荘子は中国戦国時代の宋の蒙に生まれた思想家で、道教始祖の一人とされています。
荘子の読み方は「そうし」や「そうじ」ですが、道教の始祖といえば老子も同じですよね。
老子の名言を知りたい人は、あとで下の記事もご覧ください。
荘子は、老子が考えた難しい道教思想を、楽しくわかりやすい内容に昇華させました。
そこで今回は、儒教家である荘子の名言集をご紹介したいと思います。
管理職やビジネスリーダー、教師など、人の上に立つ人は無為自然を理解して、平等性や多様性を追求しましょう!
荘子の名言集まとめ
もの、あれに非(あら)ざるはなく、もの、これに非ざるはなし
この名言は「見方によって物事は変化する」ことを言っています。
例えば、一昔前までは一つの企業で定年まで勤め上げる「終身雇用」が当たり前でしたが、今は転職するのが当たり前の時代です。

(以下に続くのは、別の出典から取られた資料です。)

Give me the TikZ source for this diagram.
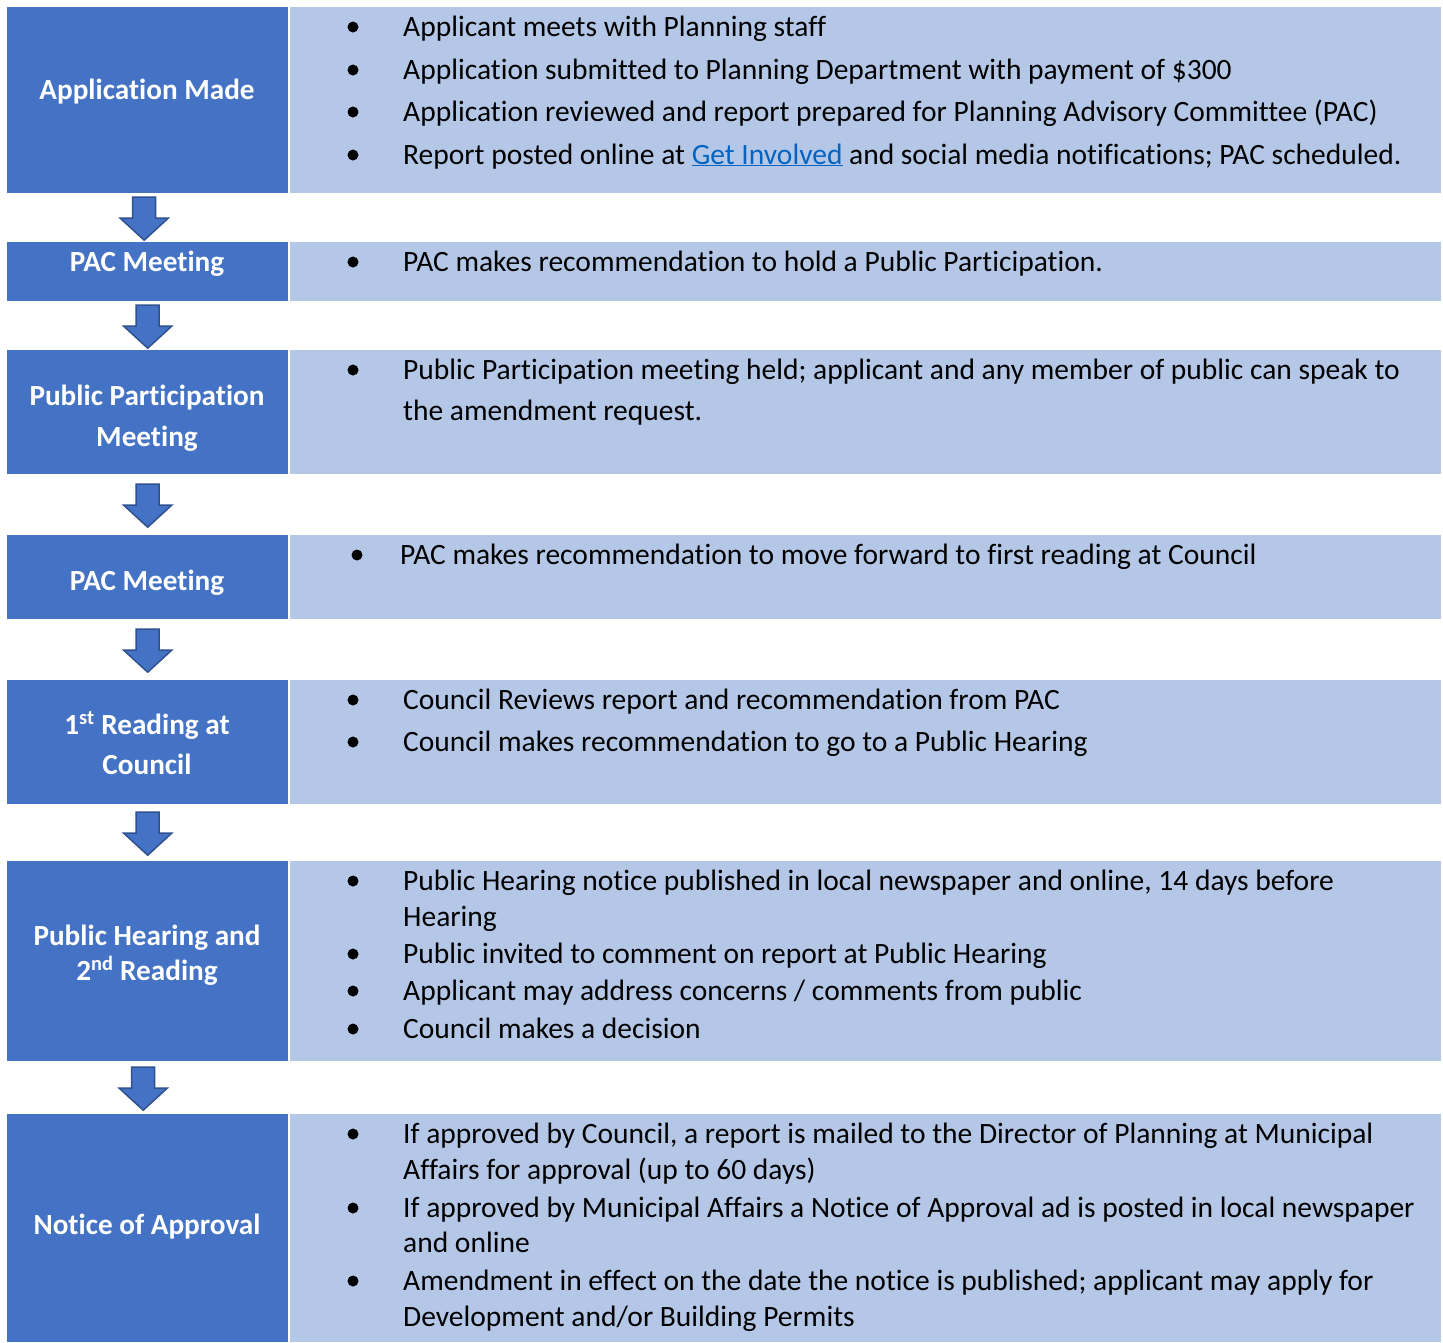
\documentclass[tikz,border=0pt]{standalone}
\usepackage{fontspec}
\setmainfont{Carlito}[Ligatures=NoCommon]
\usepackage{tikz}
\usetikzlibrary{calc}
\definecolor{darkblue}{HTML}{4472C4}
\definecolor{lightblue}{HTML}{B4C7E7}
\definecolor{edgeblue}{HTML}{2F528F}
\definecolor{linkblue}{HTML}{0563C1}
\tikzset{stepbox/.style = {fill=darkblue, anchor=north west, inner sep=0, minimum width=281pt}}
\tikzset{infobox/.style = {fill=lightblue, anchor=north west, inner sep=0, minimum width=1151pt}}
\tikzset{lbl/.style = {anchor=base, inner sep=0, text=white, font=\fontsize{29.2}{34}\selectfont\bfseries}}
\tikzset{txt/.style = {anchor=base west, inner sep=0, font=\fontsize{29.5}{34}\selectfont}}
\tikzset{downarr/.pic = {
  \filldraw [fill=darkblue, draw=edgeblue, line width=1.5pt, line join=miter]
    (-11.5,-21.5) -- (11.5,-21.5) -- (11.5,-0.5) -- (24,-0.5) -- (0,21.5)
    -- (-24,-0.5) -- (-11.5,-0.5) -- cycle;
}}

\begin{document}
\begin{tikzpicture}[x=1pt, y=-1pt]
  \useasboundingbox (0,0) rectangle (1443,1342);
  \foreach \i/\top/\ht in {1/7/186, 2/242/59, 3/350/124, 4/535/84, 5/680/124, 6/861/200, 7/1114/228} {
    \node (s\i) [stepbox, minimum height=\ht pt] at (7,\top) {};
    \node (d\i) [infobox, minimum height=\ht pt] at (290,\top) {};
  }
  \foreach \a/\b/\dx in {s1/s2/-3.5, s2/s3/0, s3/s4/0, s4/s5/0, s5/s6/0, s6/s7/-4.5} {
    \pic at ($(\a.south)!0.5!(\b.north)+(\dx,1)$) {downarr};
  }
  % left column
  \node (l1) [lbl] at (147,99) {Application Made};
  \node (l2) [lbl] at (147,271) {PAC Meeting};
  \node (l3a) [lbl] at (147,405) {Public Participation};
  \node (l3b) [lbl] at (147,446) {Meeting};
  \node (l4) [lbl] at (147,590) {PAC Meeting};
  \node (l5a) [lbl] at (147,734) {1\textsuperscript{st} Reading at};
  \node (l5b) [lbl] at (147,774) {Council};
  \node (l6a) [lbl] at (147,945) {Public Hearing and};
  \node (l6b) [lbl] at (147,980) {2\textsuperscript{nd} Reading};
  \node (l7) [lbl] at (147,1234) {Notice of Approval};
  % bullets
  \foreach \yb in {36,79,121,164,271,379,709,751,890,963,1000,1038,1143,1217,1290} {
    \fill (353,{\yb-9}) circle (5.5);
  }
  \fill (357,555) circle (5.5);
  % right column
  \node (t1a) [txt] at (403,36) {Applicant meets with Planning staff};
  \node (t1b) [txt] at (403,79) {Application submitted to Planning Department with payment of \$300};
  \node (t1c) [txt] at (403,121) {Application reviewed and report prepared for Planning Advisory Committee (PAC)};
  \node (t1d) [txt] at (403,164) {Report posted online at {\color{linkblue}\underline{Get Involved}} and social media notifications; PAC scheduled.};
  \node (t2) [txt] at (403,271) {PAC makes recommendation to hold a Public Participation.};
  \node (t3a) [txt] at (403,379) {Public Participation meeting held; applicant and any member of public can speak to};
  \node (t3b) [txt] at (403,420) {the amendment request.};
  \node (t4) [txt] at (400,564) {PAC makes recommendation to move forward to first reading at Council};
  \node (t5a) [txt] at (403,709) {Council Reviews report and recommendation from PAC};
  \node (t5b) [txt] at (403,751) {Council makes recommendation to go to a Public Hearing};
  \node (t6a) [txt] at (403,890) {Public Hearing notice published in local newspaper and online, 14 days before};
  \node (t6b) [txt] at (403,926) {Hearing};
  \node (t6c) [txt] at (403,963) {Public invited to comment on report at Public Hearing};
  \node (t6d) [txt] at (403,1000) {Applicant may address concerns / comments from public};
  \node (t6e) [txt] at (403,1038) {Council makes a decision};
  \node (t7a) [txt] at (403,1143) {If approved by Council, a report is mailed to the Director of Planning at Municipal};
  \node (t7b) [txt] at (403,1179) {Affairs for approval (up to 60 days)};
  \node (t7c) [txt] at (403,1217) {If approved by Municipal Affairs a Notice of Approval ad is posted in local newspaper};
  \node (t7d) [txt] at (403,1252) {and online};
  \node (t7e) [txt] at (403,1290) {Amendment in effect on the date the notice is published; applicant may apply for};
  \node (t7f) [txt] at (403,1326) {Development and/or Building Permits};
\end{tikzpicture}
\end{document}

そしてローンを組んで自家用車を購入することがステータスでしたが、今の若い人は自家用車を購入することをせず、シェアリングカーで満足しています。
このように、時代の流れや環境の変化に応じて判断は変わるので、広く長い視野で物事を見るべきだと言っているのです。
天地は一指なり、万物は一馬なり
この言葉は万物において「優劣の差がない」ことを語っています。
例えば、誰の人差し指であっても同じ動きをしますよね。
馬の動き方も一緒で、4本の足を使って上手に走ります。
これは天地自然が作ってくれた創造物なので、優劣はなく、全て平等だと言うのです。
それはもちろん他人の指でも同じです。
「あれは俺の指じゃない」と言うのではなく、全く同じ機能を持った自然の創造物なので、全てに対して敬意を払うべきなのです。
道は通じて一たり
人間はそれぞれ”自分の人生”を歩いているように感じますが、俯瞰的な視点で見ると、地球は一つの生命体であり、その上で生きている人間は細胞のようなものです。
なので、地球という生命体が生きていくと仮定した場合、全ての人間の命は一つに繋がるのです。
よって、みんな平等であり、みんな尊いと言えるのです。
水を積むこと厚からざれば、則ち大舟(だいしゅう)を負うに力なし
水の深さが足りないと、大きな船を浮かべることはできませんよね。
この名言が言っている「水の深さ」とは、心の広さのことです。
心を広く、余裕を持たなければ、大事を成し遂げることはできないのです。
五百歳をもって春となし、五百歳をもって秋となす
荘子は冥霊(めいれい)という架空の木を例に挙げました。
この木の春は500年間あり、秋も500年間あるそうです。
そう考えた場合、春夏秋冬を一回りするのに2000年かかる計算になり、100年間生きたとしたら20万年もの時間になります。
人間の一生は70~80年ですが、もし自分がこの木になった場合、今抱えている悩みなど一瞬のうちに消え失せると語ったのです。
世を挙げて之を誉むるも、勧(つと)めるを加えず
この言葉は「褒められても決して自分の力を過大視して、いい気になりすぎてはいけない」という格言です。
要するに「調子に乗るな」ということですが、これは自然に生きる為に必要不可欠な考え方だと思います。
至人(しじん)は己なし
この言葉は「本当に充実した人間には、自己主張がない」という意味です。
荘子が理想とする人間は、大自然と心を一つにして生きる人のことです。
まさに達観した至人と言えるでしょう。
時雨(じう)降りたるに、而も、なお浸灌(しんかん)す
この言葉は「待ちに待った雨が降ってきたのに、そこへ更に水を撒くと水浸しになる」という意味です。
これはつまり人間の欲望について語った名言なのです。
人の欲望は果てしないので、「ほどほどで十分」という気持ちが大切だと思います。
大を用うるに拙(せつ)なり
一見すると大きくて使い物にならないモノだったとしても、有効な使い方があることを諭した名言です。
これは人材登用にも使える話なので覚えておきましょう。
朝三暮四(ちょうさんぼし)
これは猿にトチの実をあげる逸話からきた名言です。
ある猿回しがトチの実を、朝3つ、夕方4つあげるとサル達に伝えたところ大反発が起こったそうです。
しかし朝4つ、夕方3つと伝えたところ、猿たちは大喜びしたそうです。
どちらでもトチの実の数は7つで変わりないですよね。
つまり「どちらでも良いのではないか」という余裕があれば、そもそも争いは起きないことを諭したのです。